Contemporaneamente, su di questo substrato sempre più incandescente, si sono sovrapposte delle profonde faglie geopolitiche, connesse al posizionamento dell’Ucraina nello scacchiere mondiale, e all’allargamento della Nato: tutto ciò ha comportato l’aumento della tensione, nel corso degli ultimi anni, sino alla deflagrazione della guerra odierna.
Una società spaccata
Fin dai primi tempi della nuova indipendenza dell’Ucraina, nel 1991, le componenti filorusse della società e della politica ucraina si erano attivate per indebolire la sovranità dell’Ucraina rispetto al potente vicino. La tensione politica tra la fazione nazionalista e filo-europea e quella filo-putiniana si è manifestata nell’elezione alternata di presidenti espressione dei due blocchi e nel conflitto armato tra le province indipendentiste di Donetsk (rus: Doneck) e Luhansk (ucr.: Luhans´k; rus.: Lugansk) e lo Stato centrale. L’equilibrio precario si è rotto quando, nel 2014, la popolazione di Kyiv si è ribellata alla svolta putiniana del presidente Janukovyč, intenzionato a dare un taglio definitivo a qualunque prospettiva di inserimento del Paese nel quadro della Nato e dell’Unione europea. Putin ha reagito occupando e annettendo la Crimea, strategica per il commercio via mar Nero.
Fino a quando?
Con il passare dei mesi, la guerra di conquista è diventata una guerra di logoramento, che potrà essere sostenuta finché vi saranno risorse che continueranno ad alimentarla.
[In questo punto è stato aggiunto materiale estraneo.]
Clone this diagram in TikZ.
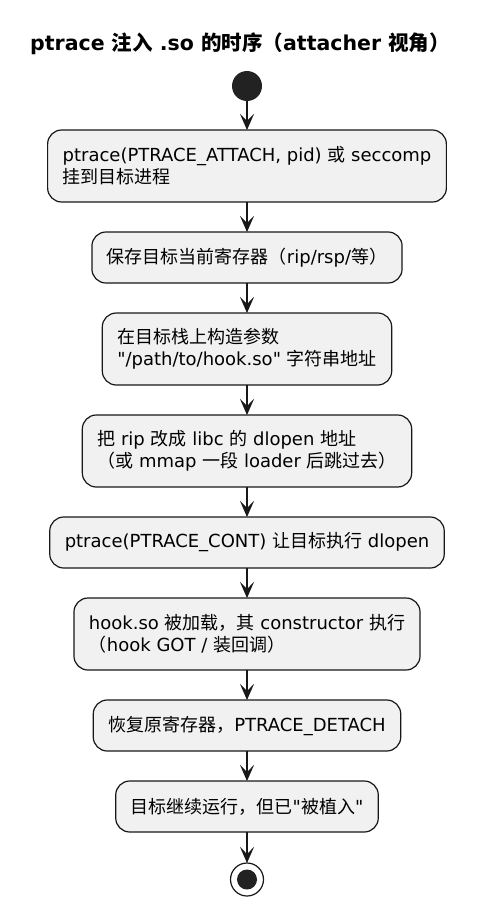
\documentclass[tikz,border=0pt]{standalone}
\usepackage{fontspec}
\setmainfont{DejaVu Sans}[Ligatures=TeXOff]
\newfontfamily\cjk{Noto Sans CJK SC}
\newcommand{\zhs}[1]{{\cjk #1}}
\usepackage{tikz}
\usetikzlibrary{arrows.meta, positioning}

\definecolor{boxfill}{HTML}{F1F1F1}
\definecolor{boxline}{HTML}{181818}
\definecolor{dotfill}{HTML}{222222}

\begin{document}
\begin{tikzpicture}[x=1pt,y=-1pt,
    node distance=30pt,
    every node/.style={font=\fontsize{18}{22}\selectfont,outer sep=0pt},
    stepbox/.style={draw=boxline,line width=1.2pt,fill=boxfill,rounded corners=14pt,
      align=left,inner xsep=15pt,minimum height=51pt},
    twoline/.style={stepbox,minimum height=72pt},
    flow/.style={draw=boxline,line width=1.3pt,-{Stealth[length=16pt,width=14pt,inset=7pt]}}]
  \useasboundingbox (0,0) rectangle (492,910);

  \node[font=\fontsize{20.5}{24}\selectfont\bfseries] (title) at (240,44)
    {ptrace \zhs{注入} .so \zhs{的时序（}attacher \zhs{视角）}};

  \node[circle,fill=dotfill,minimum size=30pt,inner sep=0pt] (start) at (247,86) {};

  \node[twoline,below=29pt of start] (attach)
    {ptrace(PTRACE\_ATTACH, pid) \zhs{或} seccomp\\\zhs{挂到目标进程}};
  \node[stepbox,below=of attach] (save)
    {\zhs{保存目标当前寄存器（}rip/rsp/\zhs{等）}};
  \node[twoline,below=of save] (stack)
    {\zhs{在目标栈上构造参数}\\"/path/to/hook.so" \zhs{字符串地址}};
  \node[twoline,below=of stack] (rip)
    {\zhs{把} rip \zhs{改成} libc \zhs{的} dlopen \zhs{地址}\\\zhs{（或} mmap \zhs{一段} loader \zhs{后跳过去）}};
  \node[stepbox,below=of rip] (cont)
    {ptrace(PTRACE\_CONT) \zhs{让目标执行} dlopen};
  \node[twoline,below=of cont] (load)
    {hook.so \zhs{被加载，其} constructor \zhs{执行}\\\zhs{（}hook GOT / \zhs{装回调）}};
  \node[stepbox,below=of load] (detach)
    {\zhs{恢复原寄存器，}PTRACE\_DETACH};
  \node[stepbox,below=of detach] (run)
    {\zhs{目标继续运行，但已}"\zhs{被植入}"};

  \node[circle,draw=boxline,line width=1.2pt,fill=white,minimum size=33pt,inner sep=0pt,
    below=31pt of run] (stop) {};
  \fill[dotfill] (stop.center) circle (10pt);

  \foreach \a/\b in {start/attach,attach/save,save/stack,stack/rip,rip/cont,
      cont/load,load/detach,detach/run,run/stop}
    \draw[flow] (\a) -- (\b);
\end{tikzpicture}
\end{document}
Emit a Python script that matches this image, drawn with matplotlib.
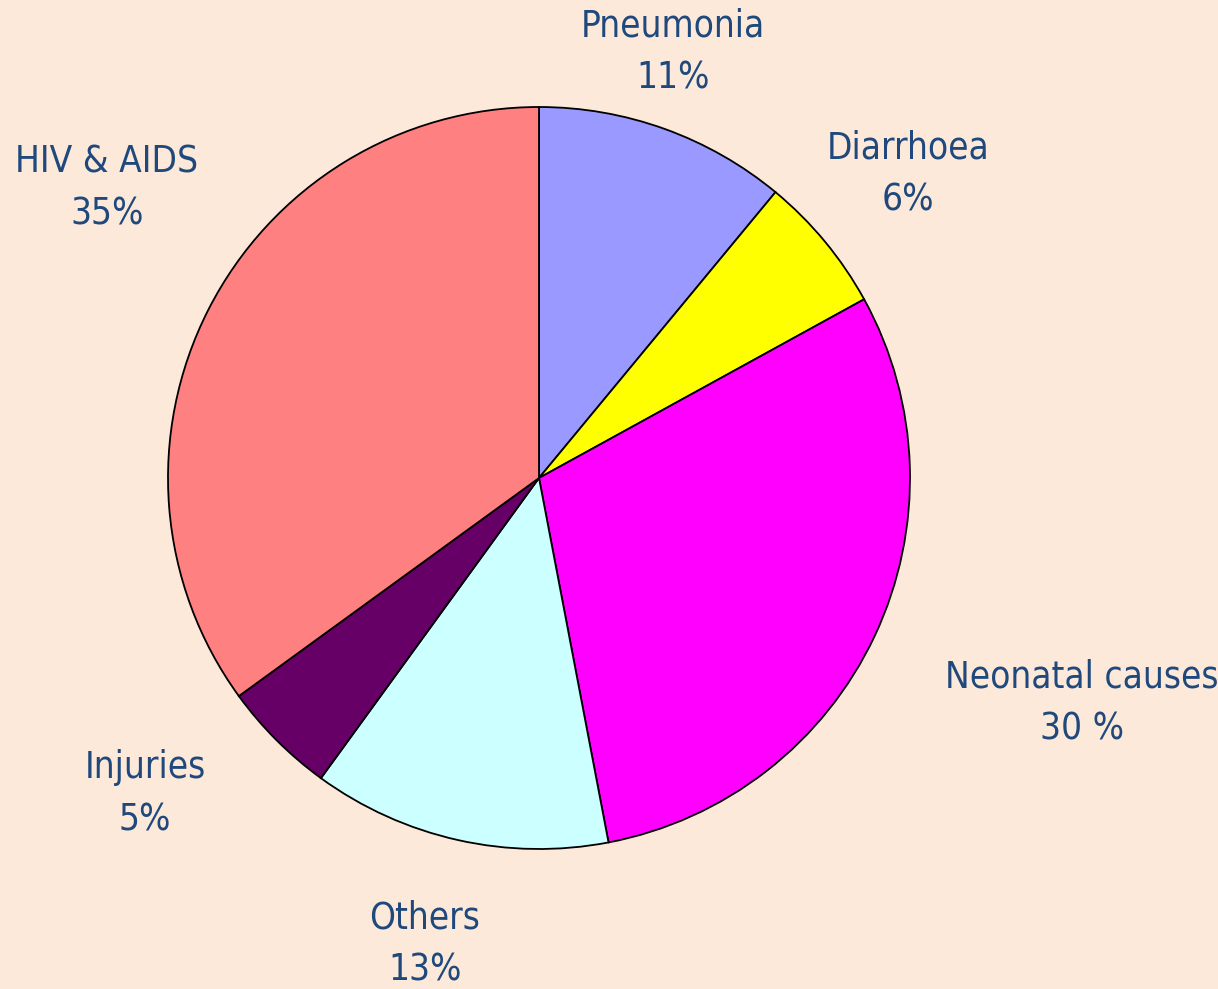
import matplotlib
matplotlib.use('Agg')
import matplotlib.pyplot as plt
from matplotlib import font_manager

# causes of death, clockwise from the top
causes = ['Pneumonia', 'Diarrhoea', 'Neonatal causes', 'Others', 'Injuries', 'HIV & AIDS']
shares = [11, 6, 30, 13, 5, 35]
pct_labels = ['11%', '6%', '30 %', '13%', '5%', '35%']
colors = ['#9999FF', '#FFFF00', '#FF00FF', '#CCFFFF', '#660066', '#FF8080']

# label positions in pixels (centre of the two-line label)
label_xy = [(673, 52), (908, 174), (1082, 703), (425, 944), (145, 794), (107, 188)]

# look for a narrow sans font, otherwise fall back to Liberation Sans
narrow = [f for f in font_manager.fontManager.ttflist
          if ('Narrow' in f.name or 'Condensed' in f.name or 'Narrow' in f.fname
              or f.stretch in ('condensed', 'semi-condensed', 575, 625))
          and f.style == 'normal' and f.weight in (400, 'normal', 'regular')]
if narrow:
    fprop = font_manager.FontProperties(fname=narrow[0].fname, size=26.5)
else:
    fprop = font_manager.FontProperties(family='Liberation Sans', size=25)

bg = '#FDE9DA'
fig = plt.figure(figsize=(12.18, 9.89), dpi=100, facecolor=bg)
ax = fig.add_axes([0, 0, 1, 1])
ax.set_facecolor(bg)

# y axis is inverted below, so startangle=-90 is the top and
# counterclock=True runs clockwise on screen
ax.pie(shares, colors=colors, startangle=-90, counterclock=True,
       center=(539, 478), radius=371, frame=True,
       wedgeprops=dict(edgecolor='black', linewidth=1.3))
ax.set_xlim(0, 1218)
ax.set_ylim(989, 0)
ax.axis('off')

for name, pct, (x, y) in zip(causes, pct_labels, label_xy):
    ax.text(x, y, f'{name}\n{pct}', ha='center', va='center',
            fontproperties=fprop, color='#1F497D', linespacing=1.55)

fig.savefig('out.png', facecolor=bg)
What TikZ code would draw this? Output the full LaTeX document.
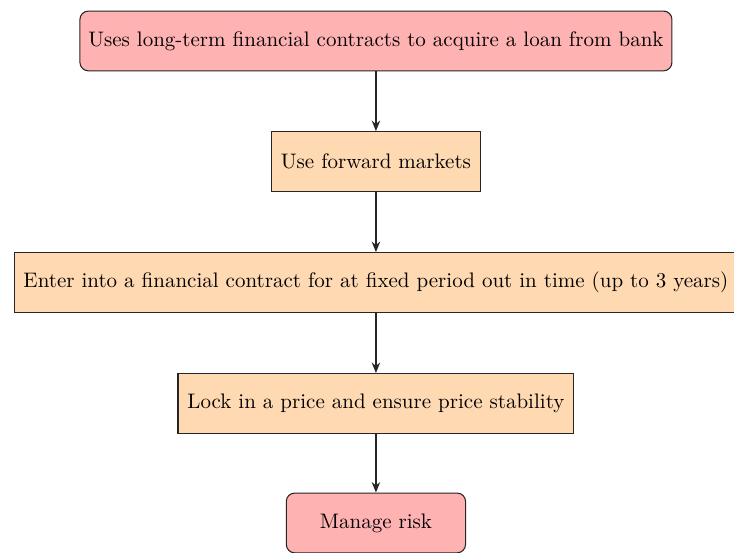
\documentclass[tikz,border=0pt]{standalone}
\usetikzlibrary{arrows.meta}
\begin{document}
\begin{tikzpicture}[
  termbox/.style={draw=black!85, line width=0.5pt, fill=red!30, rounded corners=4pt, minimum width=3cm, minimum height=1cm, inner sep=4pt, text=black},
  procbox/.style={draw=black!85, line width=0.5pt, fill=orange!30, minimum height=1cm, inner sep=4.5pt, text=black},
  flowarrow/.style={thick, draw=black!85, -{Stealth[length=5pt,width=4pt]}}
]
\useasboundingbox (0pt,0pt) rectangle (349.5pt,-262.9pt);
\node[termbox] (a) at (179pt,-19.5pt) {Uses long-term financial contracts to acquire a loan from bank};
\node[procbox] (b) at (179pt,-76.9pt) {Use forward markets};
\node[procbox] (c) at (179pt,-134.5pt) {Enter into a financial contract for at fixed period out in time (up to 3 years)};
\node[procbox] (d) at (179pt,-192.1pt) {Lock in a price and ensure price stability};
\node[termbox] (e) at (179pt,-249.0pt) {Manage risk};
\draw[flowarrow] (a) -- (b);
\draw[flowarrow] (b) -- (c);
\draw[flowarrow] (c) -- (d);
\draw[flowarrow] (d) -- (e);
\end{tikzpicture}
\end{document}
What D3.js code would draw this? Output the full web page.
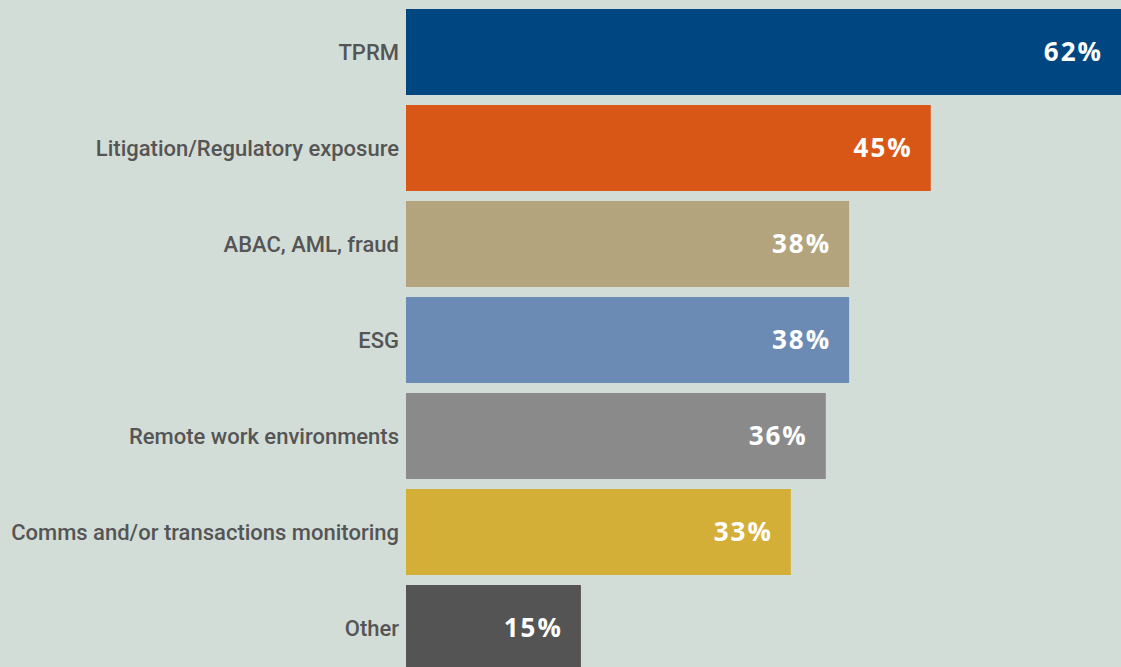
<!DOCTYPE html>
<html><head><meta charset="utf-8">
<script src="https://cdn.jsdelivr.net/npm/d3@7"></script>
<style>html,body{margin:0;padding:0;background:#d3ddd8;overflow:hidden;}</style>
</head><body>
<svg id="c" width="1121" height="667"></svg>
<script>
const categories = ["TPRM","Litigation/Regulatory exposure","ABAC, AML, fraud","ESG","Remote work environments","Comms and/or transactions monitoring","Other"];
const values = [62,45,38,38,36,33,15];
const colors = ["#004680","#d95716","#b3a47e","#6b8bb5","#8a8a8a","#d4af37","#545454"];

const svg = d3.select("#c");
svg.append("rect").attr("width",1121).attr("height",667).attr("fill","#d3ddd8");
const x0 = 406;
const x = d3.scaleLinear().domain([0,62]).range([0,723]);
const y = d3.scaleBand().domain(categories).range([9,671]).paddingInner(10/96).paddingOuter(0);

const g = svg.append("g").attr("transform",`translate(${x0},0)`);
g.selectAll("rect.bar").data(categories).join("rect").attr("class","bar")
  .attr("x",0).attr("y",d=>y(d)).attr("width",(d,i)=>x(values[i])).attr("height",y.bandwidth())
  .attr("fill",(d,i)=>colors[i]);

g.selectAll("text.val").data(categories).join("text").attr("class","val")
  .attr("x",(d,i)=>Math.min(x(values[i]),715)-18).attr("y",d=>y(d)+y.bandwidth()/2)
  .attr("dy","0.36em").attr("text-anchor","end")
  .attr("font-family","'Open Sans','Noto Sans',sans-serif").attr("font-weight","bold")
  .attr("font-size","26px").attr("fill","#ffffff").attr("letter-spacing","2px")
  .text((d,i)=>values[i]+"%");

svg.selectAll("text.lab").data(categories).join("text").attr("class","lab")
  .attr("x",399).attr("y",d=>y(d)+y.bandwidth()/2)
  .attr("dy","0.36em").attr("text-anchor","end")
  .attr("font-family","Roboto,sans-serif").attr("font-size","22px").attr("font-weight","500").attr("fill","#555555")
  .text(d=>d);
</script>
</body></html>
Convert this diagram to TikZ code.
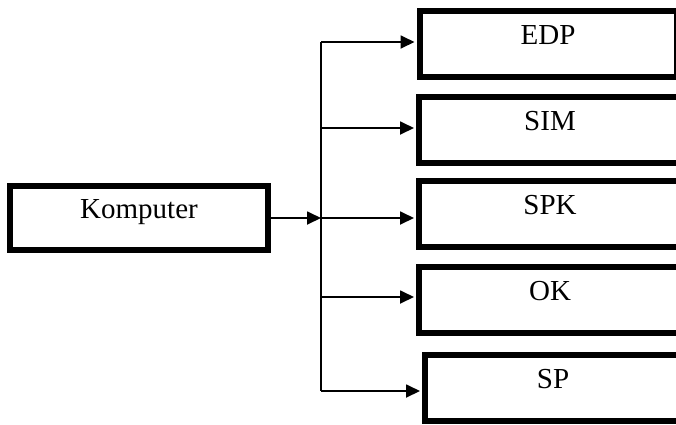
\documentclass[tikz,border=0pt]{standalone}
\usepackage{fontspec}
\setmainfont{Liberation Serif}
\usetikzlibrary{arrows.meta, positioning}

\tikzset{
  unitbox/.style={draw, line width=6pt, minimum height=66pt,
    font=\fontsize{29}{34}\selectfont, text height=0.7em, text depth=0.52em},
  feed/.style={line width=1.8pt}
}

\begin{document}
\begin{tikzpicture}[x=1pt, y=-1pt, >={Triangle[length=14pt, width=13pt]}]
  \useasboundingbox (0,0) rectangle (676,424);

  \node[unitbox, minimum width=258pt, minimum height=64pt] (komputer) at (139,218) {Komputer};

  \node[unitbox, minimum width=257pt] (edp) at (548,43.5) {EDP};
  \node[unitbox, minimum width=262pt] (sim) at (550,130) {SIM};
  \node[unitbox, minimum width=262pt] (spk) at (550,214) {SPK};
  \node[unitbox, minimum width=262pt] (ok)  at (550,300) {OK};
  \node[unitbox, minimum width=256pt] (sp)  at (553,387.5) {SP};

  % trunk
  \coordinate (t1) at (321,42);
  \coordinate (t2) at (321,128);
  \coordinate (t3) at (321,218);
  \coordinate (t4) at (321,297);
  \coordinate (t5) at (321,391);
  \draw[feed] (t1) -- (t5);

  \draw[feed, ->] (komputer.east) -- (t3);
  \draw[feed, ->, shorten >=2pt] (t1) -- (t1 -| edp.west);
  \draw[feed, ->, shorten >=2pt] (t2) -- (t2 -| sim.west);
  \draw[feed, ->, shorten >=2pt] (t3) -- (t3 -| spk.west);
  \draw[feed, ->, shorten >=2pt] (t4) -- (t4 -| ok.west);
  \draw[feed, ->, shorten >=2pt] (t5) -- (t5 -| sp.west);
\end{tikzpicture}
\end{document}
L’inferiorità in fatto di armi e materiali, rispetto alla Russia, rischia di peggiorare, se gli alleati di Zelensky (la grafia corretta sarebbe Zelens´kyj) non si accorderanno sui nuovi fondi da destinare al Paese.
Il 2024 si prepara a essere, così, un anno di trincea al fronte. La durata del conflitto dipenderà quindi, essenzialmente, dall’aiuto occidentale all’Ucraina. La pace, oggi, in questo quadro, appare lontana, nonostante le pesanti conseguenze anche sul piano economico e delle infrastrutture. Nel frattempo, Putin si avvia a essere riconfermato per il quinto mandato alle prossime elezioni del 17 marzo, mentre in Ucraina il voto per le presidenziali continua a essere rimandato per via del conflitto.